Travel industry is really growing fast in South Korea.
It's because South Korean consumers' attitudes have been significantly changing as millennials put their priority on their working-life balance.
In addition, the government limited the maximum working hours to 52 hours per week from last year.
This kind of government activity also encourages travel industries.
Those trends led Yanolja to expand into its own line of regular and luxury hotels as well.
It has recorded an annual growth rate of more than 70% in the past five years.
The platform, which makes its money off of commission, has 32 million downloads and 3 million monthly active users.
It now hosts more than 20,000 partner accommodations across South Korea.
That's almost half of the country's some 46,000 registered inns and guesthouses, whose annual revenues exceed $3.6 billion.
The hotel is one of the items, but we are pursuing to realize a total package for the users.
So Yanolja is providing restaurant and activity, leisure tickets, transportation, and others.
That expansion has proven appealing for investors too.
In June 2019, a $180 million funding round pushed the company to a valuation of $1 billion, making it the latest travel-tech unicorn to join the likes of Klook, Airbnb and OYO.

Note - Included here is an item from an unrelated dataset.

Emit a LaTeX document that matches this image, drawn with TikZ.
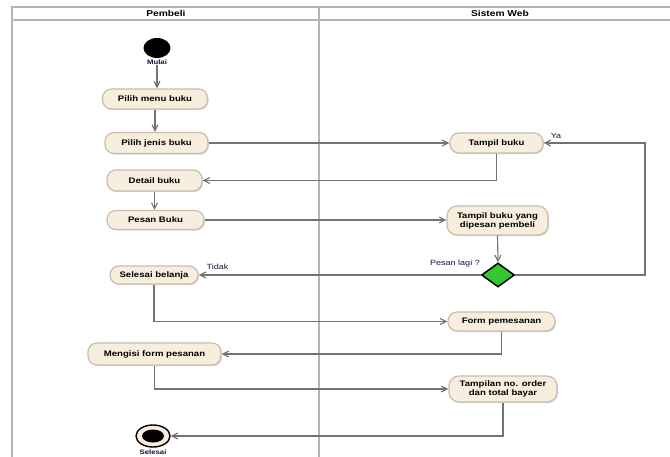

I think the reason why we can be a unicorn is because Yanolja is the number one hotel in Korea.
But it's just the beginning, I think.
So, we are trying to be a number one globally.
Now Yanolja wants to tap into more growing markets.
The business has ventured into leisure bookings and now offers its renovation services to other commercial properties ranging from bookstores to healthcare centers.
It has also developed its own hotel management software to sell to partners and fuel its growth plans across Asia Pacific.
We'd like to be a global number one solution provider for the hotel and the other suppliers.
But in its mission to reinvent the love hotel, there's still one final goal Yanolja has its heart set on: an initial public offering.
That public accolade, it says, would mark the full transformation of an industry once shrouded in secrecy.
I don't know what's the best timing because we need to consider the market situation etc.